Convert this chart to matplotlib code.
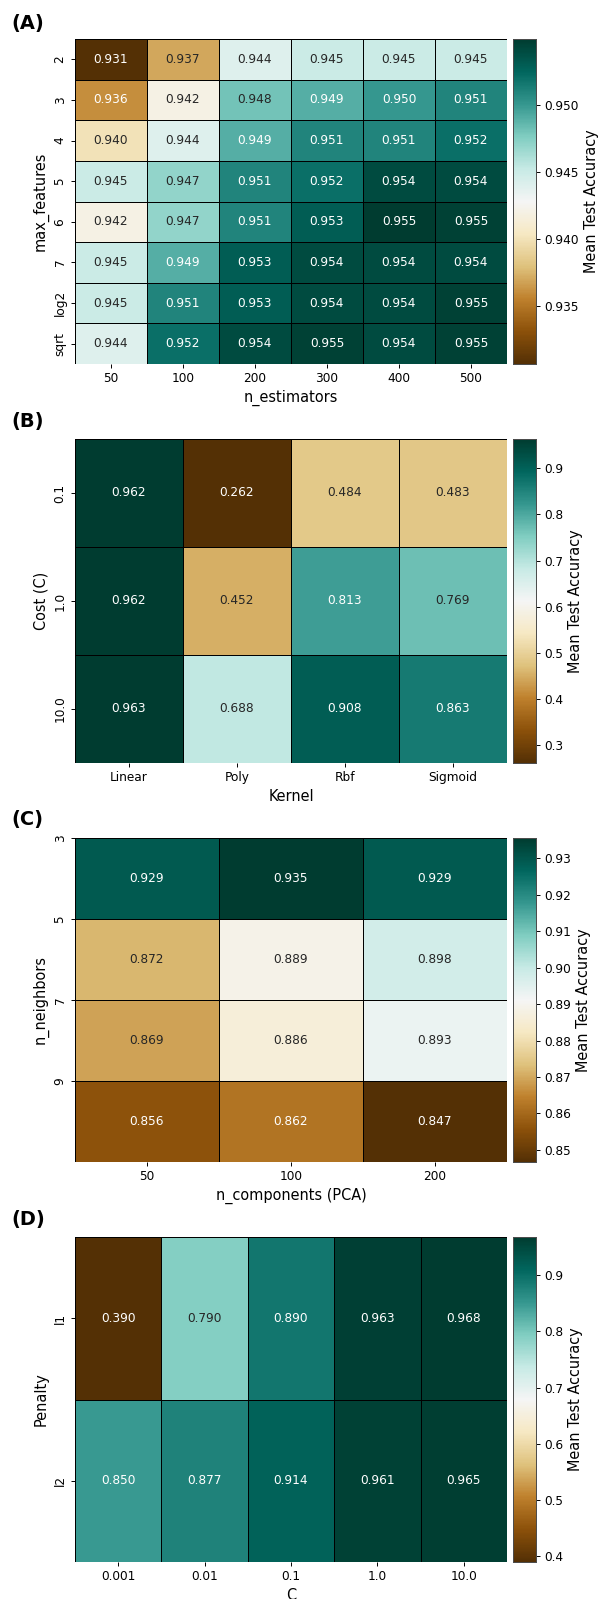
import numpy as np
import matplotlib
matplotlib.use("Agg")
import matplotlib.pyplot as plt
import seaborn as sns

# (A) random forest grid
rf_features = ['2', '3', '4', '5', '6', '7', 'log2', 'sqrt']
rf_estimators = ['50', '100', '200', '300', '400', '500']
rf_acc = np.array([
    [0.9307, 0.937, 0.944, 0.945, 0.945, 0.945],
    [0.936, 0.942, 0.948, 0.949, 0.950, 0.951],
    [0.940, 0.944, 0.949, 0.951, 0.951, 0.952],
    [0.945, 0.947, 0.951, 0.952, 0.954, 0.954],
    [0.942, 0.947, 0.951, 0.953, 0.9549, 0.9546],
    [0.945, 0.949, 0.953, 0.954, 0.954, 0.954],
    [0.945, 0.951, 0.953, 0.954, 0.954, 0.9546],
    [0.944, 0.952, 0.954, 0.9546, 0.954, 0.9546],
])

# (B) SVM grid
svm_cost = ['0.1', '1.0', '10.0']
svm_kernel = ['Linear', 'Poly', 'Rbf', 'Sigmoid']
svm_acc = np.array([
    [0.962, 0.262, 0.484, 0.483],
    [0.962, 0.452, 0.813, 0.769],
    [0.963, 0.688, 0.908, 0.863],
])

# (C) KNN + PCA grid
knn_neighbors = ['3', '5', '7', '9']
knn_components = ['50', '100', '200']
knn_acc = np.array([
    [0.929, 0.9355, 0.929],
    [0.872, 0.889, 0.898],
    [0.869, 0.886, 0.893],
    [0.856, 0.862, 0.8467],
])

# (D) logistic regression grid
lr_penalty = ['l1', 'l2']
lr_c = ['0.001', '0.01', '0.1', '1.0', '10.0']
lr_acc = np.array([
    [0.390, 0.790, 0.890, 0.963, 0.968],
    [0.850, 0.877, 0.914, 0.961, 0.965],
])

DPI = 87
W = 599.0
H = 1599.0
fig = plt.figure(figsize=(W / DPI, H / DPI), dpi=DPI)


def make_axes(top, bottom):
    ax = fig.add_axes([75 / W, (H - bottom) / H, (507 - 75) / W, (bottom - top) / H])
    cax = fig.add_axes([513 / W, (H - bottom) / H, 23 / W, (bottom - top) / H])
    return ax, cax


def draw_heatmap(ax, cax, data, xlabels, ylabels, xlabel, ylabel):
    sns.heatmap(data, ax=ax, cbar_ax=cax, cmap='BrBG', annot=True, fmt='.3f',
                annot_kws={'size': 10}, linewidths=0.5, linecolor='black',
                xticklabels=xlabels, yticklabels=ylabels,
                cbar_kws={'label': 'Mean Test Accuracy'})
    ax.set_xlabel(xlabel, fontsize=12)
    ax.set_ylabel(ylabel, fontsize=12)
    ax.tick_params(labelsize=10)
    plt.setp(ax.get_yticklabels(), rotation=90, va='center')
    plt.setp(ax.get_xticklabels(), rotation=0)
    cax.tick_params(labelsize=10)
    cax.yaxis.label.set_size(12)
    for s in cax.spines.values():
        s.set_visible(True)
        s.set_linewidth(0.8)
        s.set_color('0.3')


ax, cax = make_axes(39, 364)
draw_heatmap(ax, cax, rf_acc, rf_estimators, rf_features, 'n_estimators', 'max_features')

ax, cax = make_axes(439, 763)
draw_heatmap(ax, cax, svm_acc, svm_kernel, svm_cost, 'Kernel', 'Cost (C)')

ax, cax = make_axes(838, 1162)
draw_heatmap(ax, cax, knn_acc, knn_components, knn_neighbors, 'n_components (PCA)', 'n_neighbors')
# neighbour ticks sit on the cell edges in the original
ax.set_yticks(np.arange(len(knn_neighbors)))
ax.set_yticklabels(knn_neighbors, rotation=90, va='center', fontsize=10)
for t in ax.texts:
    if t.get_text() == '0.869':
        t.set_color('.15')

ax, cax = make_axes(1237, 1562)
draw_heatmap(ax, cax, lr_acc, lr_c, lr_penalty, 'C', 'Penalty')

for lab, y in zip(['(A)', '(B)', '(C)', '(D)'], [23, 422, 820, 1219]):
    fig.text(11 / W, (H - y) / H, lab, fontsize=16, fontweight='bold', va='center', ha='left')

fig.savefig('out.png', dpi=DPI)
###
Copy out all of the material exactly as written, without its pictures.

Convert this chart to matplotlib code.
import numpy as np
import matplotlib
matplotlib.use("Agg")
import matplotlib.pyplot as plt
import seaborn as sns

# (A) random forest grid
rf_features = ['2', '3', '4', '5', '6', '7', 'log2', 'sqrt']
rf_estimators = ['50', '100', '200', '300', '400', '500']
rf_acc = np.array([
    [0.9307, 0.937, 0.944, 0.945, 0.945, 0.945],
    [0.936, 0.942, 0.948, 0.949, 0.950, 0.951],
    [0.940, 0.944, 0.949, 0.951, 0.951, 0.952],
    [0.945, 0.947, 0.951, 0.952, 0.954, 0.954],
    [0.942, 0.947, 0.951, 0.953, 0.9549, 0.9546],
    [0.945, 0.949, 0.953, 0.954, 0.954, 0.954],
    [0.945, 0.951, 0.953, 0.954, 0.954, 0.9546],
    [0.944, 0.952, 0.954, 0.9546, 0.954, 0.9546],
])

# (B) SVM grid
svm_cost = ['0.1', '1.0', '10.0']
svm_kernel = ['Linear', 'Poly', 'Rbf', 'Sigmoid']
svm_acc = np.array([
    [0.962, 0.262, 0.484, 0.483],
    [0.962, 0.452, 0.813, 0.769],
    [0.963, 0.688, 0.908, 0.863],
])

# (C) KNN + PCA grid
knn_neighbors = ['3', '5', '7', '9']
knn_components = ['50', '100', '200']
knn_acc = np.array([
    [0.929, 0.9355, 0.929],
    [0.872, 0.889, 0.898],
    [0.869, 0.886, 0.893],
    [0.856, 0.862, 0.8467],
])

# (D) logistic regression grid
lr_penalty = ['l1', 'l2']
lr_c = ['0.001', '0.01', '0.1', '1.0', '10.0']
lr_acc = np.array([
    [0.390, 0.790, 0.890, 0.963, 0.968],
    [0.850, 0.877, 0.914, 0.961, 0.965],
])

DPI = 87
W = 599.0
H = 1599.0
fig = plt.figure(figsize=(W / DPI, H / DPI), dpi=DPI)


def make_axes(top, bottom):
    ax = fig.add_axes([75 / W, (H - bottom) / H, (507 - 75) / W, (bottom - top) / H])
    cax = fig.add_axes([513 / W, (H - bottom) / H, 23 / W, (bottom - top) / H])
    return ax, cax


def draw_heatmap(ax, cax, data, xlabels, ylabels, xlabel, ylabel):
    sns.heatmap(data, ax=ax, cbar_ax=cax, cmap='BrBG', annot=True, fmt='.3f',
                annot_kws={'size': 10}, linewidths=0.5, linecolor='black',
                xticklabels=xlabels, yticklabels=ylabels,
                cbar_kws={'label': 'Mean Test Accuracy'})
    ax.set_xlabel(xlabel, fontsize=12)
    ax.set_ylabel(ylabel, fontsize=12)
    ax.tick_params(labelsize=10)
    plt.setp(ax.get_yticklabels(), rotation=90, va='center')
    plt.setp(ax.get_xticklabels(), rotation=0)
    cax.tick_params(labelsize=10)
    cax.yaxis.label.set_size(12)
    for s in cax.spines.values():
        s.set_visible(True)
        s.set_linewidth(0.8)
        s.set_color('0.3')


ax, cax = make_axes(39, 364)
draw_heatmap(ax, cax, rf_acc, rf_estimators, rf_features, 'n_estimators', 'max_features')

ax, cax = make_axes(439, 763)
draw_heatmap(ax, cax, svm_acc, svm_kernel, svm_cost, 'Kernel', 'Cost (C)')

ax, cax = make_axes(838, 1162)
draw_heatmap(ax, cax, knn_acc, knn_components, knn_neighbors, 'n_components (PCA)', 'n_neighbors')
# neighbour ticks sit on the cell edges in the original
ax.set_yticks(np.arange(len(knn_neighbors)))
ax.set_yticklabels(knn_neighbors, rotation=90, va='center', fontsize=10)
for t in ax.texts:
    if t.get_text() == '0.869':
        t.set_color('.15')

ax, cax = make_axes(1237, 1562)
draw_heatmap(ax, cax, lr_acc, lr_c, lr_penalty, 'C', 'Penalty')

for lab, y in zip(['(A)', '(B)', '(C)', '(D)'], [23, 422, 820, 1219]):
    fig.text(11 / W, (H - y) / H, lab, fontsize=16, fontweight='bold', va='center', ha='left')

fig.savefig('out.png', dpi=DPI)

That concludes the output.